News / Opinion / Columns

Schram: This holiday season, let’s give a MAGA gift to our friends

By Martin Schram
Published: December 24, 2022, 6:01am

This holiday season, let’s try to bring a little comfort and joy to our close friends who are feeling disheartened and disillusioned.

They realize now that they have been repeatedly disappointed by someone they truly trusted for years. And now we can give these friends a special gift by helping them find a worthy, and much more trustworthy, successor. And in the spirit of the season, we need to make sure that the gift we give doesn’t come wrapped in political lectures and tied with ribbons of I-told-you-sos.

So please don’t remind those good friends that they twice voted for Donald Trump. And they won’t come back at you about Benghazi and Hillary’s emails and Hunter’s big bucks.

I’ve always understood why so many Americans fervently voted twice for Trump. He was the only one who they felt really wanted to be talking to folks like them. So they believed him when he said he alone could fix our problems. And when he said they’d be bored with all the winning.

Now, with our gift, we can help them discover how to spot an honest, principled conservative who won’t turn out to be yet another governing grifter who is too quick to con. Also: We can help our friends spot honest leaders who have the guts to tell them the truth — not just what they want to hear.

We can start by helping them look beyond the way-too-early polls. Yes, they show Trump’s popularity is plunging among Republicans. But the seemingly huge 56 percent-to-33 percent lead that Florida Gov. Ron DeSantis has over Trump in the new USA Today/Suffolk University poll means little. DeSantis is little known, and voters mainly are just projecting their own desires onto his blank slate. It just indicates voters’ early interest in a non-Trump conservative.

It also reflects the fact that DeSantis has a talent for telling his Florida voters what they want to hear. Consider his COVID-era leadership. When then-President Trump was proudly pushing the then-new vaccine, DeSantis stumped his state to do so, too. In December 2020, DeSantis told cameras at Tampa General Hospital: “I have the privilege of being able to actually sign for the vaccines from FedEx.” In February 2021, he said on Fox News: “Today is the day we’re going to hit over 2 million senior vaccines.” Days later, at a school gymnasium, DeSantis bragged that vaccination in Florida was “almost 50 percent statewide — that’s MUCH better than almost 45 or 46 other states.”

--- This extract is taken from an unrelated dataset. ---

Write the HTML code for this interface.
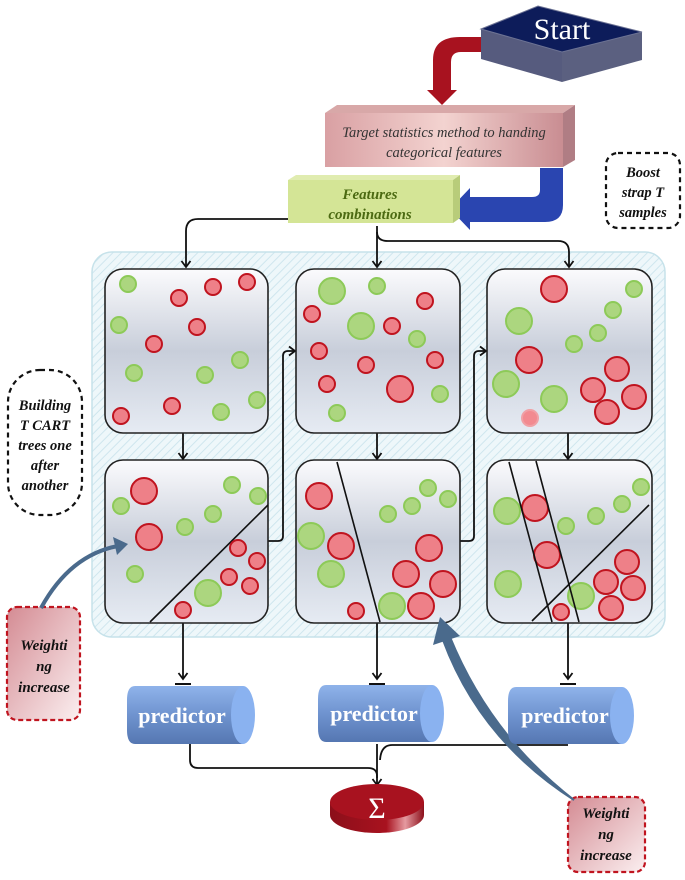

But then polls showed Trump’s Republican base was turning anti-vaccine — and DeSantis raced ahead to lead the anti-vax parade.

All of us have seen the violence that pandering foments — from the Jan. 6 insurrection to the shooting of Republican congressmen on a ballfield and the bashing attack at the home of House Speaker Nancy Pelosi.

So we need to remind our conservative friends that they must search carefully to discover Republicans who aren’t afraid to tell truth to power — and to you, the people. That’s just what Georgia’s conservative Gov. Brian Kemp and Secretary of State Brad Raffensperger did when they courageously rejected Trump’s flailing attempt to get them to declare that they had found enough votes to turn Trump’s 2020 defeat into a victory.

We’ve all heard Trump’s abhorrent recorded pleading: “So look, all I want you to do is this: I just want you to find 11,780 votes, which is one more than we have. Because we won the state, and flipping the state is a great testament to our country. … And there’s nothing wrong with saying that, you know, that you’ve recalculated, because the 2,236 absentee ballots, I mean, they’re all exact numbers that were, were done by accounting firms, law firms, etc. …”

But you probably don’t recall Raffensperger’s law-abiding refusal: “Well, Mr. President, the challenge that you have is the data you have is wrong.”

Georgians resoundingly reelected both men who stood strong against Trump. The courage that Kemp and Raffensperger displayed was the quality our friends never saw in their leaders. It’s what we need to help each other find as we all seek to make America great again.